#### WHAT THIS TASK INVOLVES:
Wherever the string "that" appears, copy the whole line.

#### PROVIDED RECORDS:
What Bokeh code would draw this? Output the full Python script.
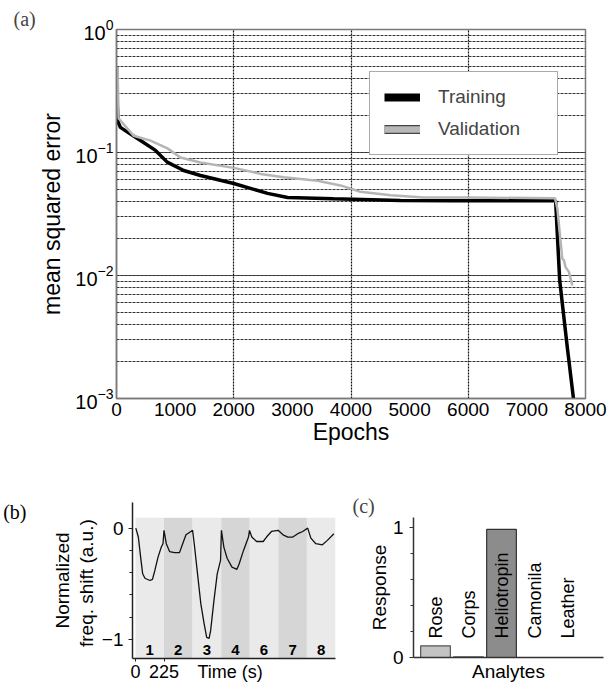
import math
from bokeh.plotting import figure
from bokeh.layouts import column, row
from bokeh.models import (Range1d, FixedTicker, LogTicker, Legend, LegendItem, Title,
                          LinearAxis, CustomJSTickFormatter)
from bokeh.core.properties import value
from bokeh.embed import file_html
from bokeh.resources import INLINE

SANS = "Liberation Sans"
SERIF = "Liberation Serif"
NAN = float("nan")

# ---------------- data: panel (a) ----------------
train_epochs = [0, 10, 30, 68, 200, 410, 665, 865, 1146, 1433, 2000, 2577, 2918, 3700, 4846, 5700, 7490, 7560, 7690, 7800]
train_mse = [0.50, 0.26, 0.175, 0.16, 0.145, 0.125, 0.104, 0.0835, 0.0714, 0.065, 0.056, 0.0465, 0.043, 0.042, 0.0407, 0.0405, 0.0405, 0.0091, 0.0026, 0.00095]
val_epochs = [0, 20, 35, 290, 580, 870, 1090, 1430, 2000, 2460, 2850, 3430, 3820, 4160, 4680, 5240, 6000, 7480, 7520, 7604, 7632, 7660, 7717, 7775]
val_mse = [0.50, 0.45, 0.19, 0.137, 0.125, 0.108, 0.091, 0.083, 0.075, 0.067, 0.063, 0.059, 0.054, 0.048, 0.045, 0.043, 0.043, 0.0425, 0.035, 0.0137, 0.0133, 0.0117, 0.0107, 0.0083]
epoch_ticks = [0, 1000, 2000, 3000, 4000, 5000, 6000, 7000, 8000]
epoch_grid = [2000, 4000, 6000]
series_names = ["Training", "Validation"]

# ---------------- data: panel (b) ----------------
time_s = [3, 23, 41, 57, 75, 114, 134, 153, 178, 204, 217, 225, 243, 269, 308, 347, 372, 398, 437, 450,
          463, 489, 515, 541, 561, 580, 592, 618, 644, 657, 670, 677, 696, 722, 760, 799, 817, 851, 890, 898,
          916, 954, 1006, 1032, 1071, 1123, 1162, 1200, 1239, 1278, 1317, 1356, 1381, 1420, 1472, 1511, 1562]
freq_shift = [0.00, -0.08, -0.26, -0.41, -0.45, -0.47, -0.46, -0.38, -0.26, -0.17, -0.14, -0.02, -0.14, -0.21, -0.22, -0.22, -0.14, -0.06, -0.03, -0.02,
              -0.14, -0.41, -0.68, -0.86, -0.98, -0.99, -0.92, -0.65, -0.41, -0.35, -0.29, -0.02, -0.17, -0.27, -0.35, -0.37, -0.32, -0.20, -0.08, -0.02,
              -0.08, -0.12, -0.12, -0.08, -0.03, -0.02, -0.06, -0.08, -0.08, -0.05, -0.03, 0.00, -0.09, -0.14, -0.15, -0.11, -0.05]
window_starts = [0, 225, 450, 675, 900, 1125, 1350]
window_len = 225
window_labels = ["1", "2", "3", "4", "6", "7", "8"]
time_ticks = [0, 225]
shift_ticks = [-1, 0]
shift_minor = [-0.8, -0.6, -0.4, -0.2]

# ---------------- data: panel (c) ----------------
analytes = ["Rose", "Corps", "Heliotropin", "Camonila", "Leather"]
response = [0.09, 0.005, 0.985, 0.0, 0.0]
response_ticks = [0, 1]
response_minor = [0.2, 0.4, 0.6, 0.8]


def style_axis(ax, size="19px"):
    ax.major_label_text_font = SANS
    ax.major_label_text_font_size = size
    ax.major_label_text_color = "black"
    ax.axis_label_text_font = SANS
    ax.axis_label_text_font_style = "normal"
    ax.axis_label_text_color = "black"


def blank_axis(ax):
    ax.axis_line_color = None
    ax.major_tick_line_color = None
    ax.minor_tick_line_color = None
    ax.major_tick_out = 0
    ax.major_tick_in = 0
    ax.minor_tick_out = 0
    ax.minor_tick_in = 0


# ================= panel (a) =================
pa = figure(width=610, height=450, x_range=Range1d(0, 8000), y_range=Range1d(1e-3, 1),
            y_axis_type="log", output_backend="svg", toolbar_location=None,
            min_border_left=116, min_border_right=25, min_border_top=29, min_border_bottom=52)
pa.frame_align = False
pa.outline_line_color = "#7a7a7a"
pa.outline_line_width = 1.5

pa.xaxis.ticker = FixedTicker(ticks=epoch_ticks)
pa.xgrid.ticker = FixedTicker(ticks=epoch_grid)
pa.xgrid.grid_line_color = "#111111"
pa.xgrid.grid_line_dash = "2 1"
pa.xgrid.grid_line_width = 1.2

lt = LogTicker(mantissas=[1], min_interval=1, num_minor_ticks=10)
pa.yaxis.ticker = lt
pa.ygrid.ticker = lt
pa.ygrid.grid_line_color = "#333333"
pa.ygrid.grid_line_dash = "3 1"
pa.ygrid.minor_grid_line_color = "#333333"
pa.ygrid.minor_grid_line_dash = "3 1"

for ax in (pa.xaxis[0], pa.yaxis[0]):
    style_axis(ax)
    ax.axis_line_color = "#7a7a7a"
    ax.axis_line_width = 1.5
    ax.major_tick_line_color = None
    ax.minor_tick_line_color = None
    ax.major_tick_out = 0
    ax.minor_tick_out = 0
    ax.axis_label_text_font_size = "23px"
pa.yaxis.major_label_text_font_size = "20px"
pa.xaxis.axis_label = "Epochs"
pa.xaxis.major_label_standoff = 4
pa.xaxis.axis_label_standoff = 0
pa.yaxis.axis_label = "mean squared error"
pa.yaxis.major_label_standoff = 3
pa.yaxis.axis_label_standoff = 7

pa.line(train_epochs, train_mse, line_color="black", line_width=3.5)
pa.line(val_epochs, val_mse, line_color="#b5b5b5", line_width=2.5)

# legend proxies (no visible data)
leg_train = pa.line(x=[NAN], y=[NAN], line_color="black", line_width=8)
leg_val_out = pa.line(x=[NAN], y=[NAN], line_color="#444444", line_width=9)
leg_val_in = pa.line(x=[NAN], y=[NAN], line_color="#b8b8b8", line_width=6.5)
legend = Legend(items=[LegendItem(label=series_names[0], renderers=[leg_train]),
                       LegendItem(label=series_names[1], renderers=[leg_val_out, leg_val_in])],
                location=(253, 243), glyph_width=36, glyph_height=22, label_width=105,
                label_height=22, spacing=10, padding=14, label_standoff=18, margin=0,
                label_text_font=SANS, label_text_font_size="19px",
                border_line_color="#555555", border_line_width=1.5,
                background_fill_color="white", background_fill_alpha=1.0)
pa.add_layout(legend)
pa.add_layout(Title(text="(a)", align="left", offset=-103, standoff=0, vertical_align="bottom",
                    text_font=SERIF, text_font_size="20px", text_font_style="normal"), "above")

# ================= panel (b) =================
pb = figure(width=345, height=234, x_range=Range1d(-23, 1575), y_range=Range1d(-1.17, 0.23),
            output_backend="svg", toolbar_location=None,
            min_border_left=129, min_border_right=10, min_border_top=52, min_border_bottom=26)
pb.frame_align = False
pb.grid.visible = False
pb.outline_line_color = None

stripe_colors = ["#eaeaea" if i % 2 == 0 else "#d6d6d6" for i in range(len(window_starts))]
pb.quad(left=window_starts, right=[s + window_len for s in window_starts],
        bottom=-1.17, top=0.093, fill_color=stripe_colors, line_color=None)
pb.text(x=[s + window_len / 2 for s in window_starts], y=[-1.09] * len(window_starts), text=window_labels,
        text_font=value(SANS), text_font_style="bold", text_font_size="15px",
        text_align="center", text_baseline="middle", text_color="black")
pb.line(time_s, freq_shift, line_color="#111111", line_width=1.3)

time_label_pos = 745
pb.xaxis.ticker = FixedTicker(ticks=time_ticks + [time_label_pos], minor_ticks=time_ticks)
pb.xaxis.major_label_overrides = {time_label_pos: "Time (s)"}
pb.yaxis.ticker = FixedTicker(ticks=shift_ticks, minor_ticks=shift_minor)
for ax in (pb.xaxis[0], pb.yaxis[0]):
    style_axis(ax, "19px")
    ax.axis_line_color = "#222222"
    ax.axis_line_width = 1.5
    ax.major_tick_out = 4
    ax.major_tick_in = 0
    ax.minor_tick_out = 3
    ax.minor_tick_in = 0
    ax.major_tick_line_color = "#222222"
    ax.minor_tick_line_color = "#222222"
pb.xaxis.major_tick_line_color = None
pb.xaxis.major_tick_out = 3
pb.xaxis.minor_tick_out = 3
pb.xaxis.major_label_standoff = 0
pb.xaxis.major_label_text_font_size = "18px"
pb.yaxis.major_label_standoff = 5
pb.yaxis.axis_label = "freq. shift  (a.u.)"
pb.yaxis.axis_label_text_font_size = "19px"
pb.yaxis.axis_label_standoff = 2

ax_norm = LinearAxis(ticker=FixedTicker(ticks=[]), axis_label="Normalized")
style_axis(ax_norm)
blank_axis(ax_norm)
ax_norm.axis_label_text_font_size = "19px"
ax_norm.major_label_standoff = 0
ax_norm.axis_label_standoff = 0
pb.add_layout(ax_norm, "left")

ax_tag_b = LinearAxis(ticker=FixedTicker(ticks=[0.144]), formatter=CustomJSTickFormatter(code="return '(b)';"))
blank_axis(ax_tag_b)
ax_tag_b.major_label_text_font = SERIF
ax_tag_b.major_label_text_font_size = "20px"
ax_tag_b.major_label_text_color = "black"
ax_tag_b.major_label_standoff = 22
pb.add_layout(ax_tag_b, "left")

# ================= panel (c) =================
pc = figure(width=265, height=234, x_range=Range1d(0.333, 6.09), y_range=Range1d(0, 1.077),
            output_backend="svg", toolbar_location=None,
            min_border_left=68, min_border_right=7, min_border_top=67, min_border_bottom=27)
pc.frame_align = False
pc.grid.visible = False
pc.outline_line_color = None

xs = list(range(1, len(analytes) + 1))
bar_fill = ["#8c8c8c" if a == "Heliotropin" else "#c3c3c3" for a in analytes]
bar_line = ["#333333" if a == "Heliotropin" else "#555555" for a in analytes]
pc.vbar(x=xs, top=response, width=0.9, bottom=0, fill_color=bar_fill, line_color=bar_line, line_width=1.2)
pc.text(x=xs, y=[0.146] * len(xs), text=analytes, angle=math.pi / 2,
        text_font=value(SANS), text_font_size="18px", text_align="left", text_baseline="middle", text_color="black")

pc.yaxis.ticker = FixedTicker(ticks=response_ticks, minor_ticks=response_minor)
pc.xaxis.ticker = FixedTicker(ticks=[])
for ax in (pc.xaxis[0], pc.yaxis[0]):
    style_axis(ax, "19px")
    ax.axis_line_color = "#333333"
    ax.axis_line_width = 1.5
    ax.major_tick_out = 4
    ax.major_tick_in = 0
    ax.minor_tick_out = 3
    ax.minor_tick_in = 0
    ax.major_tick_line_color = "#333333"
    ax.minor_tick_line_color = "#333333"
    ax.axis_label_text_font_size = "19px"
pc.yaxis.axis_label = "Response"
pc.yaxis.major_label_standoff = 6
pc.yaxis.axis_label_standoff = 0
pc.xaxis.axis_label = "Analytes"
pc.xaxis.major_tick_out = 0
pc.xaxis.minor_tick_out = 0
pc.xaxis.major_label_standoff = 0
pc.xaxis.axis_label_standoff = 3
pc.add_layout(Title(text="(c)", align="left", offset=-61, standoff=0, vertical_align="middle",
                    text_font=SERIF, text_font_size="20px", text_font_style="normal"), "above")

layout = column(pa, row(pb, pc))
open("out.html", "w").write(file_html(layout, INLINE))
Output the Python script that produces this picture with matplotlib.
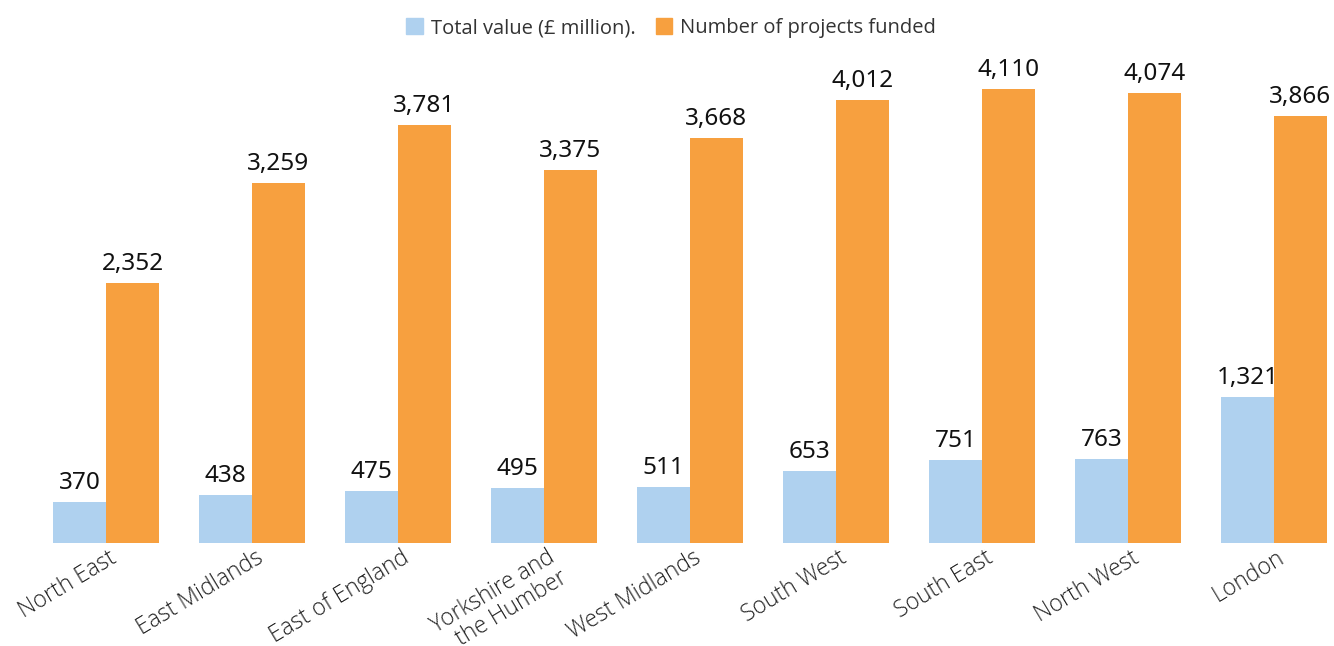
import numpy as np
import matplotlib.pyplot as plt
from matplotlib.patches import Patch

regions = ["North East", "East Midlands", "East of England", "Yorkshire and\nthe Humber",
           "West Midlands", "South West", "South East", "North West", "London"]
total_value = [370, 438, 475, 495, 511, 653, 751, 763, 1321]
num_projects = [2352, 3259, 3781, 3375, 3668, 4012, 4110, 4074, 3866]

blue = "#afd1ef"
orange = "#f7a03f"

fig = plt.figure(figsize=(13.34, 6.46), dpi=100)
# axes placed in pixel terms: baseline at y=543, top at y=50
ax = fig.add_axes([0, (646 - 543) / 646, 1, 493 / 646])

x = np.arange(len(regions))
w = 53 / 146
b1 = ax.bar(x - w / 2, total_value, w, color=blue)
b2 = ax.bar(x + w / 2, num_projects, w, color=orange)

for bars, vals in [(b1, total_value), (b2, num_projects)]:
    for rect, v in zip(bars, vals):
        ax.annotate(f"{v:,}", (rect.get_x() + rect.get_width() / 2, rect.get_height()),
                    xytext=(0, 5), textcoords="offset points", ha="center", va="bottom",
                    fontsize=17.5, family="Noto Sans", color="#111111")

ax.set_xlim(-106 / 146, (1334 - 106) / 146)
ax.set_ylim(0, 493 / 454 * 4110)
ax.set_xticks(x + 0.02)
ax.set_xticklabels(regions, rotation=31, ha="right", rotation_mode="anchor",
                   fontsize=16.5, family="Open Sans", fontweight="light", color="#222222",
                   linespacing=0.95)
ax.tick_params(axis="x", length=0, pad=2)
ax.set_yticks([])
for s in ax.spines.values():
    s.set_visible(False)

handles = [Patch(color=blue, label="Total value (£ million)."),
           Patch(color=orange, label="Number of projects funded")]
fig.legend(handles=handles, loc="upper center", bbox_to_anchor=(0.503, 1.0), ncol=2,
           frameon=False, prop={"family": "Open Sans", "size": 14.5},
           handlelength=0.8, handleheight=0.8, handletextpad=0.4, columnspacing=1.0,
           labelcolor="#333333")

fig.savefig("out.png", dpi=100)
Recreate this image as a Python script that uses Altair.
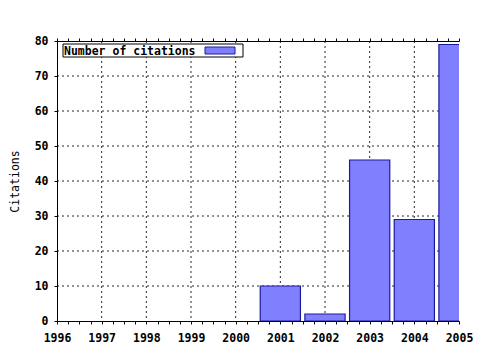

#### EXERCISE OUTPUT:
Output the Python script that produces this picture with matplotlib.
Recreate this image as a Python script that uses Altair.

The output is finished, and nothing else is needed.